Uitspraak
RECHTBANK LIMBURG
1.[verzoeker sub 1] ,
[verzoekster sub 2],
1.[belanghebbende] , wonend te [woonplaats] , [adres 1] .
1.Het verloop van de procedure
2.Het verzoek
- Ten tijde van zijn overlijden was erflater gehuwd met mevrouw [belanghebbende] voornoemd (hierna verder te noemen: [belanghebbende] ).
- Erflater heeft bij testament van 19 november 2016 over zijn nalatenschap beschikt en [belanghebbende] als enig erfgenaam benoemd.
- Bij akte van 3 januari 2017 heeft [belanghebbende] de nalatenschap beneficiair aanvaard. Omdat zij echter niet in staat werd geacht de nalatenschap zelf te vereffenen gelet op de juridische complicaties in de onderwerpelijke nalatenschap en de nalatenschap als gevolg daarvan onbeheerd werd gelaten, zijn op verzoek van het Openbaar Ministerie bij beschikking van 14 januari 2020 verzoekers tot vereffenaars benoemd.
- De tot de nalatenschap behorende onroerende zaak gelegen te [woonplaats] , [adres 2] , is verkocht zonder positieve verkoopopbrengst.
- Op 8 december 2021 hebben verzoekers een boedelbeschrijving en een lijst van voorlopig erkende schuldeisers ter griffie van deze rechtbank neergelegd.
- Volgens de boedelbeschrijving bedragen de activa van de nalatenschap € 353,86; de passiva belopen een bedrag van € 274.018,80.

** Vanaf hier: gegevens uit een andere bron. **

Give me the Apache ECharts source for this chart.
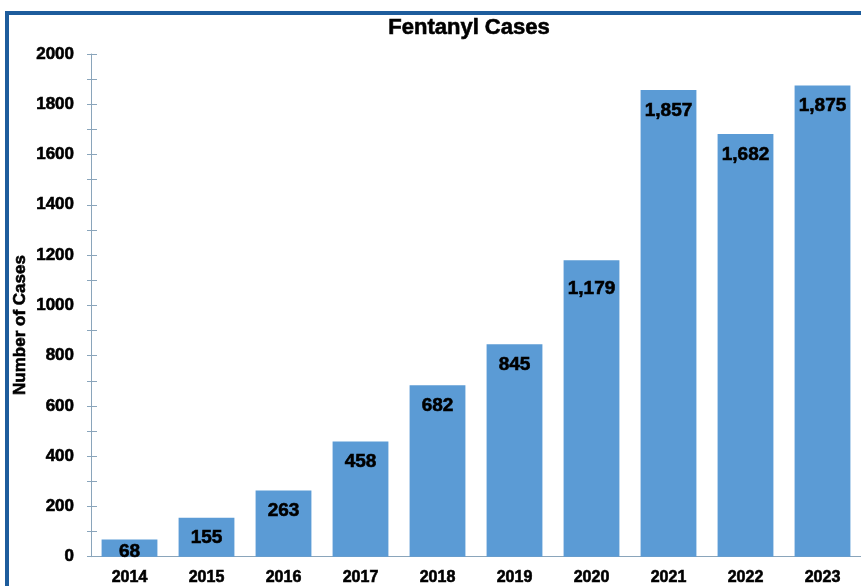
<!DOCTYPE html>
<html>
<head>
<meta charset="utf-8">
<script src="https://cdn.jsdelivr.net/npm/echarts@6/dist/echarts.min.js"></script>
<style>
  html, body { margin: 0; padding: 0; background: #ffffff; }
  #chart { width: 861px; height: 586px; }
</style>
</head>
<body>
<div id="chart"></div>
<script>
// Annual fentanyl case counts
const years = ['2014', '2015', '2016', '2017', '2018', '2019', '2020', '2021', '2022', '2023'];
const cases = [68, 155, 263, 458, 682, 845, 1179, 1857, 1682, 1875];
const yTicks = { min: 0, max: 2000, step: 200 };

const FONT = '"Liberation Sans", Arial, sans-serif';
const AXIS_COLOR = '#8aa5bb';
// slight outline thickens the bold glyphs
const heavy = { textBorderColor: '#000', textBorderWidth: 0.6 };
const heavyGraphic = { stroke: '#000', lineWidth: 0.6 };

const chart = echarts.init(document.getElementById('chart'), null, { renderer: 'canvas' });

const barData = cases.map((v, i) => {
  const item = { value: v };
  if (v < 100) item.label = { position: 'insideBottom', distance: -5 };
  if (years[i] === '2020') item.label = { offset: [0, 8] };
  return item;
});

// two overlaid value axes so the ticks cross the axis line
const sharedY = {
  type: 'value',
  position: 'left',
  offset: 0,
  min: yTicks.min,
  max: yTicks.max,
  interval: yTicks.step,
  splitLine: { show: false },
  minorSplitLine: { show: false }
};

chart.setOption({
  animation: false,
  backgroundColor: '#ffffff',
  textStyle: { fontFamily: FONT },
  grid: { left: 91, right: -3, top: 54, bottom: 28, containLabel: false },
  xAxis: {
    type: 'category',
    data: years,
    axisLine: { lineStyle: { color: AXIS_COLOR, width: 1 } },
    axisTick: { show: false },
    axisLabel: Object.assign({ color: '#000', fontWeight: 'bold', fontSize: 16, fontFamily: FONT, margin: 13 }, heavy)
  },
  yAxis: [
    Object.assign({}, sharedY, {
      axisLine: { show: true, lineStyle: { color: AXIS_COLOR, width: 1 } },
      axisTick: { show: true, length: 4, lineStyle: { color: AXIS_COLOR } },
      minorTick: { show: true, splitNumber: 2, length: 4, lineStyle: { color: AXIS_COLOR } },
      axisLabel: Object.assign({
        color: '#000', fontWeight: 'bold', fontSize: 17, fontFamily: FONT, margin: 17,
        formatter: v => String(v)
      }, heavy)
    }),
    Object.assign({}, sharedY, {
      axisLine: { show: false },
      axisTick: { show: true, inside: true, length: 6, lineStyle: { color: AXIS_COLOR } },
      minorTick: { show: true, splitNumber: 2, length: 6, lineStyle: { color: AXIS_COLOR } },
      axisLabel: { show: false }
    })
  ],
  series: [{
    type: 'bar',
    yAxisIndex: 0,
    data: barData,
    barCategoryGap: '27.5%',
    itemStyle: { color: '#5b9bd5' },
    label: Object.assign({
      show: true,
      position: 'insideTop',
      distance: 11,
      color: '#000',
      fontWeight: 'bold',
      fontSize: 19,
      fontFamily: FONT,
      formatter: p => p.value.toLocaleString('en-US')
    }, heavy)
  }],
  graphic: [
    {
      type: 'rect',
      shape: { x: 7, y: 13, width: 900, height: 700 },
      style: { fill: 'none', stroke: '#1d5c9c', lineWidth: 4 },
      silent: true
    },
    {
      type: 'text',
      x: 469, y: 28,
      style: Object.assign({
        text: 'Fentanyl Cases',
        fill: '#000',
        font: 'bold 22px ' + FONT,
        align: 'center',
        verticalAlign: 'middle'
      }, heavyGraphic)
    },
    {
      type: 'text',
      x: 20, y: 325,
      rotation: Math.PI / 2,
      style: Object.assign({
        text: 'Number of Cases',
        fill: '#000',
        font: 'bold 17px ' + FONT,
        align: 'center',
        verticalAlign: 'middle'
      }, heavyGraphic)
    }
  ]
});
</script>
</body>
</html>
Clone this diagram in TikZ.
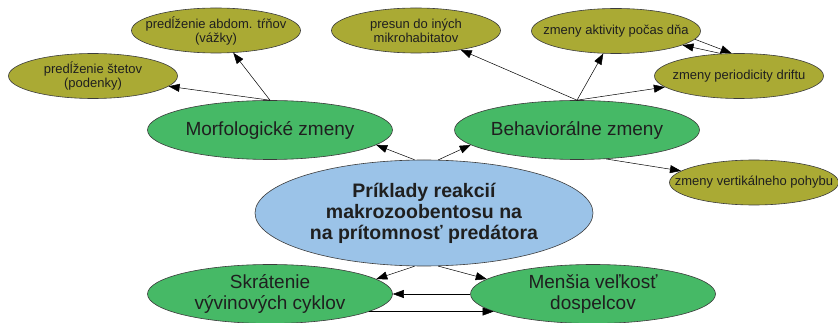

- (A) vaststelling van het vereffenaarsloon op € 9.292,57 exclusief btw / € 11.244,01 inclusief btw, althans een door de kantonrechter te bepalen bedrag,
- (B) vaststelling van de vereffeningskosten op de som van € 11.785,62, bestaande uit € 11.244,01 aan loon en € 541,61 aan kosten, althans een door de kantonrechter te bepalen bedrag,
- (C) de opheffing van de verffening van deze nalatenschap te bevelen,
- (D) te bevelen dat de opheffing van de vereffening uitsluitend kosteloos dient te worden gepubliceerd in de digitale Staatscourant,
- (E) te bepalen dat het aan de indiening van dit verzoekschrift verbonden griffierecht ten laste komt van de Staat.